Let’s take a look at some of the most common roadblocks at work. My hope is that this list will help you identify and troubleshoot some of the issues standing between you and a really effective, robust employee engagement approach.
Common Roadblocks At Work That Hinder Workplace Engagement
Some of the most common roadblocks at work include:
Lack of buy-in among key stakeholders.
One potential issue is that, while you see the value in implementing employee engagement strategies, the other stakeholders do not. Does your CEO recognize that employee engagement is a meaningful investment? Your CFO? The external shareholders? The managers who are actually on the ground implementing employee engagement strategies? You’ll need to communicate the value of employee engagement to all of these parties, and also win buy-in for the specific strategy you’re proposing.

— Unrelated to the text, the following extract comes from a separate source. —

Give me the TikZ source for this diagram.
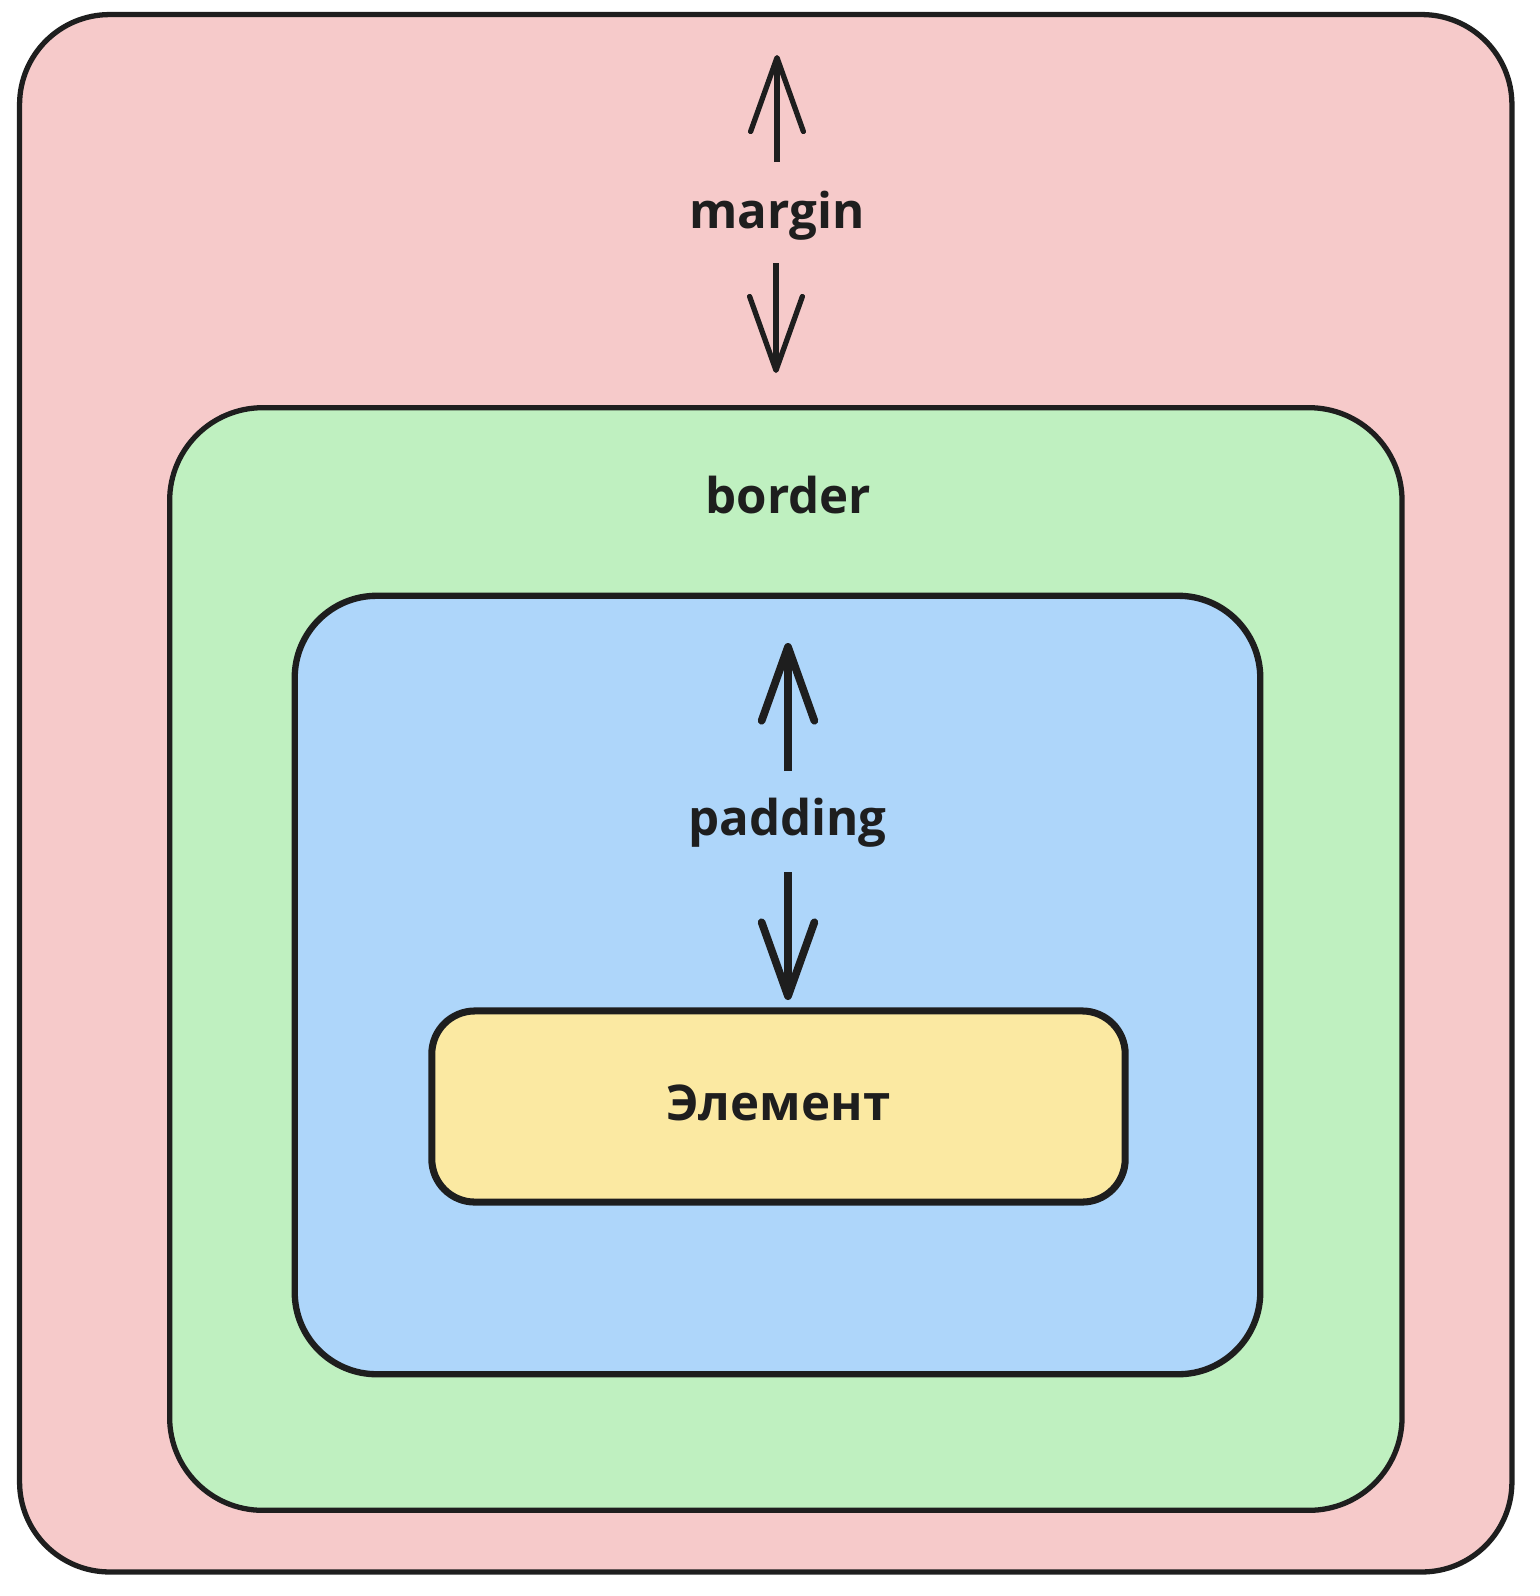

It’s increasingly common to have dispersed employee groups, including many team members who may work from home, or even from another city. When you don’t have everyone in-house together, it makes it much harder to build team cohesion through “water cooler” talk. It can be done, but you’ll need to be very intentional in solidifying your culture, getting everyone together as frequently as you can, and including remote employees in collaborative projects with other team members.
How much money do you have to spend on employee engagement strategies? It’s not a trick question! There are many employee engagement strategies that come with a price tag, even if it’s something as simple as the time and resources required to communicate your strategy to the employees. I believe that you can take a proactive and highly effective approach to employee engagement, without breaking the bank… but it may take some out-of-the-box thinking.
Outmoded communication channels.
A big part of any employee engagement strategy is deciding how you’re going to communicate with your team members. Not all communication channels are created equal, however; for example, your employees may be tired of seeing their email inboxes saturated with dull, rote, corporate communications. Be creative and tech-savvy as you contemplate new options for communicating with your team.
Lack of alignment.
I mentioned above that you may have stakeholders or C-suite members who don’t quite see the value in adopting employee engagement strategies. A related phenomenon is when you have stakeholders who do see the value in employee engagement but don’t necessarily have the same goals or metrics. Before rolling out any kind of formalized employee engagement framework, it’s critical to talk with the other company leaders and reach a consensus about what you’re trying to achieve, how you’ll measure it, and when you’ll declare your efforts a success.
Difficulty adopting engaging leadership habits.
Here’s a big one. In order to truly engage your employees, it’s critical to exhibit some engaging leadership habits. That’s not necessarily something that comes easy, especially if it means making big changes from the way you’ve been doing things. Getting the leaders and managers at your company to turn over a new leaf can be extremely difficult, even if they all recognize that it needs to be done. (Incidentally, this is an area where bringing in a transformational leadership expert or coach can really be valuable.)
Winning employee buy-in.
Another reason why some organizations struggle to get employee engagement strategies off the ground? Quite simply, there’s not any interest. You’ve got to lay some groundwork and clearly communicate what employee engagement means, why it matters, and how you’re measuring it. You’ve got to help your team see the value in what you’re trying to accomplish.
Outdated ideas about employee engagement.
Still another factor that can cause employee engagement strategies to come up short? You already have an employee engagement strategy in place… but for whatever reason, it’s just not working out. Whatever the case, recognizing that your existing approach isn’t working can be a major breakthrough in and of itself. Disposing of it, and erecting something new in its place, can be challenging but ultimately worthwhile.
Most of the team leaders I speak with recognize the value of implementing employee engagement strategies. After all, the benefits of employee engagement are well-documented; they include:
- Greater creativity and collaboration
- Higher standards of productivity
- Less turnover, and fewer turnover costs
- Higher employee satisfaction, which spills over into improved customer service
If most team leaders see the value in employee engagement, that doesn’t necessarily mean they all implement employee engagement strategies. Simply put, adopting a formal approach to employee engagement can be easier said than done. Often, team leaders (and HR managers) have major roadblocks in their way.